No self respecting white man should follow NFL NBA.
Also I’m sick of the Paedo accusations against the Church. It’s a big organization. Statistically it’s actually better than the general population and compares well against public schools, against groups like the Mormons, Muslims and animists. I can’t speak for Buddism but Thailand is a Paedo heaven.
The distinction of the church is that it has a bureaucracy that recorded and tracked the criminals who infiltrated and abused.
Does anyone believe that Saudis care about blonde catholic kids? Or that China respects the human rights of children in general? Do me a favour.
“We are witnessing the creation of the French version of the Tea Party. By exploiting the political and leadership crisis on the right, and the National Front party’s move away from the far-right, a conservative and reactionary right has been set free,” Valls,
In the first part, Valls, aka Gaz, is taking bollocks as part of the government’s scaremongering tactics. The people who support LMPT come from all political walks of life. There is no ambition or intention for politics. So no Tea Party.
Near the top of this blog, we have a quote from one Servando Gonzalez, who asks whether conservatives want to conserve teachers brainwashing our children… that we humans evolved from a piece of rock (I suspect he thinks not).
Further down is a story about different strains of plague from different periods of history. That would be evolution working, folks.
Not evolution, but mutation. There is a difference you know.
Mutation produces stronger strains, with a better chance of survival. That’s evolution.
For example, there is currently a new strain of TB which is resistant to antibiotics. Either the bug (excuse technical term) has evolved, or our benevolent deity has created a new version to kill greater numbers of his (allegedly) favourite creation, ie ourselves.
To quote Tim Minchin’s poem “Storm”, science changes its beliefs in the light of evidence; religion denies evidence in order not to change its beliefs. Remember Galileo?
the moat resistant strains of TB arose from giving meds to eejits who wandered away before they were entirely free of TB, thus permitting the more virulent form to arise.
There oughta be a law … i.e., if you aren’t compliant with whatever regimen the doctor says you need, then you go into quarantine.
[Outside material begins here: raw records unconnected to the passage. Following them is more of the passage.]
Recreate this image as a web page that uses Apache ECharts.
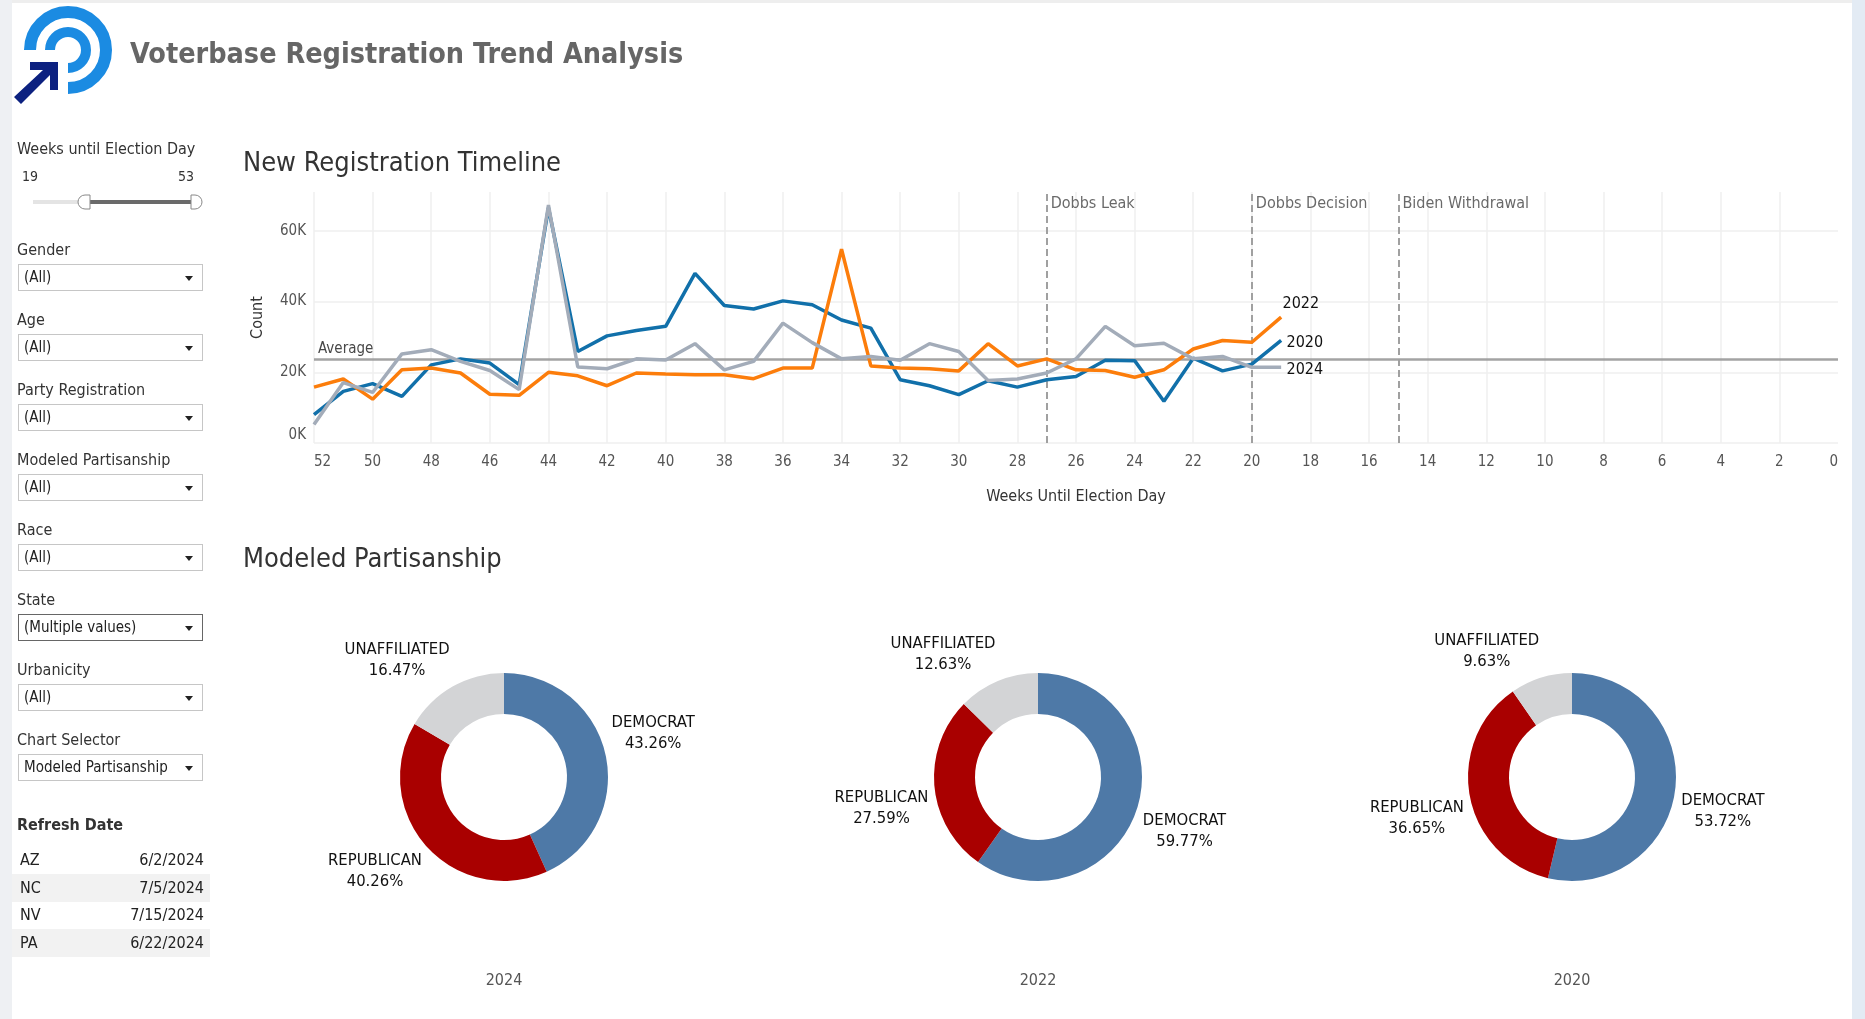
<!DOCTYPE html>
<html>
<head>
<meta charset="utf-8">
<script src="https://cdn.jsdelivr.net/npm/echarts@6/dist/echarts.min.js"></script>
<style>
  html, body { margin: 0; padding: 0; background: #fff; }
  body {
    width: 1865px; height: 1019px; position: relative; overflow: hidden;
    font-family: "DejaVu Sans Condensed", "DejaVu Sans", sans-serif; color: #333;
  }
  #chart { position: absolute; left: 0; top: 0; width: 1865px; height: 1019px; }
  .strip-left { position: absolute; left: 0; top: 0; width: 12px; height: 1019px; background: #eef0f3; }
  .strip-right { position: absolute; right: 0; top: 0; width: 13px; height: 1019px; background: #e3ebf4; }
  .strip-top { position: absolute; left: 0; top: 0; width: 1865px; height: 3px; background: #eeeeee; }
  .head { position: absolute; left: 130px; top: 37px; font-size: 28.5px; font-weight: bold; color: #666; white-space: nowrap; }
  .lbl { position: absolute; left: 17px; font-size: 16px; line-height: 18px; color: #333; white-space: nowrap; }
  .dd {
    position: absolute; left: 18px; width: 185px; height: 27px; box-sizing: border-box;
    border: 1px solid #c6c6c6; background: #fff; font-size: 15px; line-height: 25px;
    padding-left: 5px; color: #222; white-space: nowrap;
  }
  .dd.dark { border-color: #666; }
  .dd:after {
    content: ''; position: absolute; right: 9px; top: 11px;
    border-left: 4px solid transparent; border-right: 4px solid transparent; border-top: 5px solid #222;
  }
  .row { position: absolute; left: 12px; width: 198px; height: 28px; font-size: 16px; line-height: 28px; color: #222; }
  .row.alt { background: #f2f2f2; }
  .row span { position: absolute; }
</style>
</head>
<body>
<div id="chart"></div>
<div class="strip-top"></div>
<div class="strip-left"></div>
<div class="strip-right"></div>

<svg style="position:absolute;left:0;top:0" width="130" height="110">
  <path d="M 30 50 A 38 38 0 1 1 68 88" fill="none" stroke="#1b8be2" stroke-width="12"/>
  <path d="M 50 50 A 18 18 0 1 1 68 68" fill="none" stroke="#1b8be2" stroke-width="10"/>
  <polygon points="30,62 58,62 58,90 50,90 50,75 21,104 14,97 43,70 30,70" fill="#0c2180"/>
</svg>
<div class="head">Voterbase Registration Trend Analysis</div>

<div class="lbl" style="top:140px">Weeks until Election Day</div>
<div class="lbl" style="top:167px;left:22px;font-size:14px">19</div>
<div class="lbl" style="top:167px;left:178px;font-size:14px">53</div>
<svg style="position:absolute;left:28px;top:192px" width="180" height="20">
  <rect x="5" y="8" width="52" height="4" fill="#e4e4e4"/>
  <rect x="57" y="8" width="110" height="4" fill="#6a6a6a"/>
  <path d="M 62 3 L 57 3 A 7 7 0 0 0 57 17 L 62 17 Z" fill="#fff" stroke="#888" stroke-width="1"/>
  <path d="M 163 3 L 167 3 A 7 7 0 0 1 167 17 L 163 17 Z" fill="#fff" stroke="#888" stroke-width="1"/>
</svg>

<div id="filters"></div>

<div class="lbl" style="top:816px;font-weight:bold;color:#333">Refresh Date</div>
<div id="refresh"></div>

<script>
// sidebar filters
const filterNames = ['Gender', 'Age', 'Party Registration', 'Modeled Partisanship', 'Race', 'State', 'Urbanicity', 'Chart Selector'];
const filterValues = ['(All)', '(All)', '(All)', '(All)', '(All)', '(Multiple values)', '(All)', 'Modeled Partisanship'];
const refreshStates = ['AZ', 'NC', 'NV', 'PA'];
const refreshDates = ['6/2/2024', '7/5/2024', '7/15/2024', '6/22/2024'];

let html = '';
filterNames.forEach((n, i) => {
  const top = 241 + i * 70;
  html += '<div class="lbl" style="top:' + top + 'px">' + n + '</div>';
  html += '<div class="dd' + (n === 'State' ? ' dark' : '') + '" style="top:' + (top + 23) + 'px">' + filterValues[i] + '</div>';
});
document.getElementById('filters').innerHTML = html;

html = '';
refreshStates.forEach((s, i) => {
  html += '<div class="row' + (i % 2 ? ' alt' : '') + '" style="top:' + (846 + i * 27.6) + 'px">' +
    '<span style="left:8px">' + s + '</span><span style="right:6px">' + refreshDates[i] + '</span></div>';
});
document.getElementById('refresh').innerHTML = html;

// chart data
const weeks = [52, 51, 50, 49, 48, 47, 46, 45, 44, 43, 42, 41, 40, 39, 38, 37, 36,
  35, 34, 33, 32, 31, 30, 29, 28, 27, 26, 25, 24, 23, 22, 21, 20, 19];
const reg2020 = [8000, 14600, 16800, 13200, 22100, 23800, 22600, 16500, 66500, 25900, 30300, 31800, 33000, 48000, 38900, 37900, 40200,
  39100, 34800, 32500, 17900, 16200, 13700, 17600, 15800, 17900, 18800, 23400, 23300, 11800, 24000, 20400, 22300, 29000];
const reg2022 = [15800, 18100, 12400, 20700, 21200, 19800, 13800, 13500, 20000, 19000, 16200, 19800, 19500, 19300, 19300, 18200, 21200,
  21200, 54800, 21800, 21200, 21000, 20400, 28100, 21800, 23800, 20700, 20500, 18600, 20700, 26600, 29000, 28500, 35600];
const reg2024 = [5200, 17100, 14300, 25200, 26400, 23100, 20500, 15100, 67300, 21500, 21000, 23800, 23500, 28100, 20700, 23100, 33900,
  28400, 23800, 24500, 23400, 28100, 25900, 17700, 18100, 19800, 23800, 33000, 27500, 28200, 23800, 24500, 21400, 21400];
const averageCount = 23600;
const eventNames = ['Dobbs Leak', 'Dobbs Decision', 'Biden Withdrawal'];
const eventWeeks = [27, 20, 15];
// gridline positions (no line at the top or at week 0, like the original)
const countTicks = [0, 20000, 40000, 60000];
const weekTicks = [52, 50, 48, 46, 44, 42, 40, 38, 36, 34, 32, 30, 28, 26, 24, 22, 20, 18, 16, 14, 12, 10, 8, 6, 4, 2];

const parties = ['DEMOCRAT', 'REPUBLICAN', 'UNAFFILIATED'];
const partyColors = ['#4e79a7', '#a90000', '#d3d4d6'];
const donutYears = ['2024', '2022', '2020'];
const share2024 = [43.26, 40.26, 16.47];
const share2022 = [59.77, 27.59, 12.63];
const share2020 = [53.72, 36.65, 9.63];

const FONT = '"DejaVu Sans Condensed", "DejaVu Sans", sans-serif';
const pair = arr => weeks.map((w, i) => [w, arr[i]]);

const donutCx = [504, 1038, 1572];
const donutCy = 777;
const innerR = 63, outerR = 104;

// Tableau-style label placement: the label corner touches a point just outside the ring
function pieLabelLayout(shares, cx) {
  const total = shares.reduce((a, b) => a + b, 0);
  return function (p) {
    let before = 0;
    for (let i = 0; i < p.dataIndex; i++) before += shares[i];
    const mid = (before + shares[p.dataIndex] / 2) / total * 2 * Math.PI;
    const dx = Math.sin(mid), dy = -Math.cos(mid);
    const ax = cx + (outerR + 6) * dx, ay = donutCy + (outerR + 6) * dy;
    const w = p.labelRect.width, h = p.labelRect.height;
    return {
      x: ax + (dx >= 0 ? w / 2 : -w / 2),
      y: ay + (dy >= 0 ? h / 2 : -h / 2),
      align: 'center',
      verticalAlign: 'middle'
    };
  };
}

function donut(shares, i) {
  return {
    type: 'pie',
    center: [donutCx[i], donutCy],
    radius: [innerR, outerR],
    startAngle: 90,
    clockwise: true,
    avoidLabelOverlap: false,
    silent: true,
    label: {
      show: true,
      position: 'outside',
      color: '#111',
      fontFamily: FONT,
      fontSize: 16.5,
      lineHeight: 21,
      formatter: p => p.name + '\n' + p.value.toFixed(2) + '%'
    },
    labelLine: { show: false },
    labelLayout: pieLabelLayout(shares, donutCx[i]),
    data: parties.map((name, k) => ({ name: name, value: shares[k], itemStyle: { color: partyColors[k] } }))
  };
}

// end labels sit right of the last point (x axis is inverted, so shift them across)
function lineSeries(name, arr, color, offset) {
  return {
    name: name,
    type: 'line',
    z: 3,
    data: pair(arr),
    symbol: 'none',
    lineStyle: { width: 3.5, color: color },
    itemStyle: { color: color },
    endLabel: {
      show: true,
      formatter: '{a}',
      color: '#111',
      fontFamily: FONT,
      fontSize: 16,
      distance: 6,
      offset: offset
    },
    emphasis: { disabled: true }
  };
}

const gridLine = { color: '#efefef', type: 'solid', width: 1.5 };

let myChart = echarts.init(document.getElementById('chart'));
myChart.setOption({
  animation: false,
  textStyle: { fontFamily: FONT },
  grid: { left: 314, right: 27, top: 192, bottom: 576, containLabel: false },
  xAxis: {
    type: 'value',
    min: 0,
    max: 52,
    interval: 2,
    inverse: true,
    name: 'Weeks Until Election Day',
    nameLocation: 'middle',
    nameGap: 46,
    nameTextStyle: { color: '#333', fontSize: 16, fontFamily: FONT },
    axisLine: { show: false },
    axisTick: { show: false },
    axisLabel: { color: '#555', fontSize: 15, margin: 12, alignMinLabel: 'right', alignMaxLabel: 'left' },
    splitLine: { show: false }
  },
  yAxis: {
    type: 'value',
    min: 0,
    max: 71000,
    interval: 20000,
    name: 'Count',
    nameLocation: 'middle',
    nameRotate: 90,
    nameGap: 48,
    nameTextStyle: { color: '#333', fontSize: 16, fontFamily: FONT },
    axisLine: { show: false },
    axisTick: { show: false },
    axisLabel: {
      color: '#555', fontSize: 15, margin: 8, showMaxLabel: false,
      verticalAlignMinLabel: 'bottom',
      formatter: v => (v / 1000) + 'K'
    },
    splitLine: { show: false }
  },
  graphic: [
    { type: 'text', x: 243, y: 164, style: { text: 'New Registration Timeline', fill: '#333', font: '27px ' + FONT, verticalAlign: 'middle', textVerticalAlign: 'middle' } },
    { type: 'text', x: 243, y: 560, style: { text: 'Modeled Partisanship', fill: '#333', font: '27px ' + FONT, verticalAlign: 'middle', textVerticalAlign: 'middle' } }
  ].concat(donutYears.map((y, i) => ({
    type: 'text', x: donutCx[i], y: 981,
    style: { text: y, fill: '#555', font: '16px ' + FONT, align: 'center', textAlign: 'center', verticalAlign: 'middle', textVerticalAlign: 'middle' }
  }))),
  series: [
    {
      // gridlines, kept underneath everything else
      type: 'line',
      z: 0,
      data: [],
      silent: true,
      markLine: {
        z: 0,
        symbol: 'none',
        silent: true,
        label: { show: false },
        lineStyle: gridLine,
        data: countTicks.map(v => ({ yAxis: v })).concat(weekTicks.map(w => ({ xAxis: w })))
      }
    },
    {
      // average and event reference lines
      type: 'line',
      z: 1,
      data: [],
      silent: true,
      markLine: {
        z: 1,
        symbol: 'none',
        silent: true,
        data: [
          {
            yAxis: averageCount,
            lineStyle: { color: '#999', type: 'solid', width: 2.5, opacity: 0.9 },
            label: { show: true, position: 'insideEndTop', formatter: 'Average', color: '#333', fontSize: 15, distance: [4, 3] }
          }
        ].concat(eventWeeks.map(w => ({
          xAxis: w,
          lineStyle: { color: '#a0a0a0', type: [7, 4], width: 2 },
          label: { show: false }
        })))
      }
    },
    lineSeries('2020', reg2020, '#1170aa', [48, 2]),
    lineSeries('2022', reg2022, '#fc7d0b', [44, -13]),
    lineSeries('2024', reg2024, '#a3acb9', [48, 2]),
    {
      type: 'scatter',
      z: 3,
      silent: true,
      symbolSize: 0,
      data: eventWeeks.map((w, i) => ({ value: [w, 71000], name: eventNames[i] })),
      label: {
        show: true,
        position: 'right',
        distance: 4,
        offset: [0, 12],
        formatter: '{b}',
        color: '#444',
        fontSize: 16
      }
    },
    donut(share2024, 0),
    donut(share2022, 1),
    donut(share2020, 2)
  ]
});

window.addEventListener('resize', () => {
  myChart.resize();
});
</script>
</body>
</html>
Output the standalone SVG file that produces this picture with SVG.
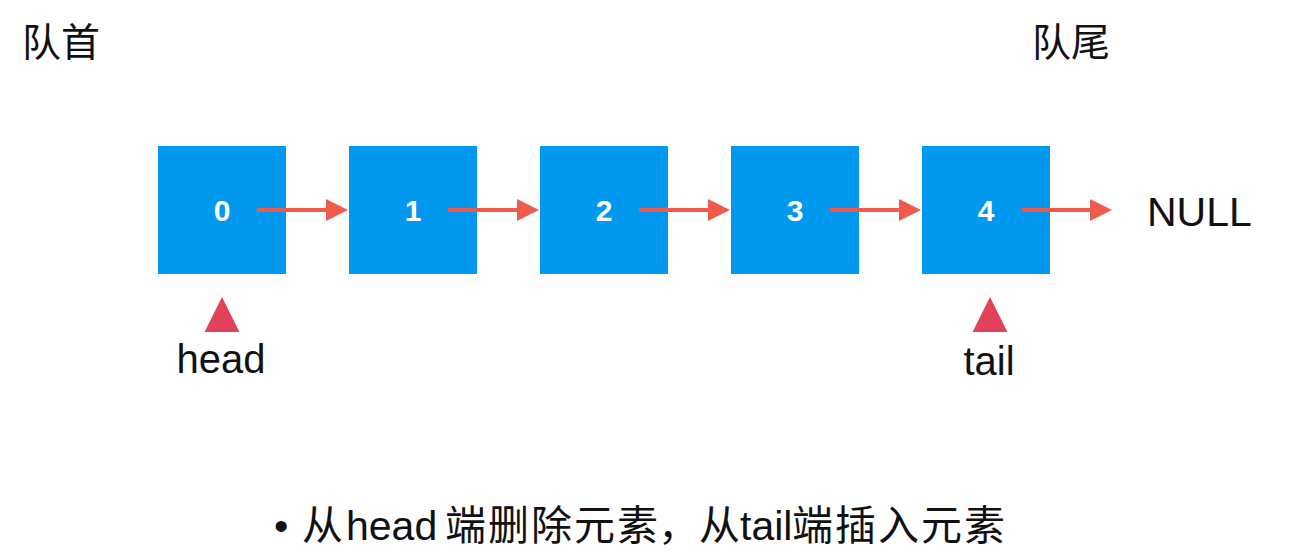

That ruled the day back before there were patients’ rights for folks who could simply refuse to treat a disease which affected the community.
I saw this happen many times with the ‘ambulatory’ mentally ill. If they refuse to take their medications, no court will order the patient’s rights “violated”. That the community’s safety is subsequently heavily violated and put at risk because of the individual’s delusions of persecution doesn’t matter. The individual’s right to forego his medication trumps other considerations. Only it’s a facade of course; the front falls off when an individual thinks he can defy the whimsy of state enforcers.
Clacton or acton?clacton is in Essex on the coast,acton is a suburb of London with a huge marshalling yard.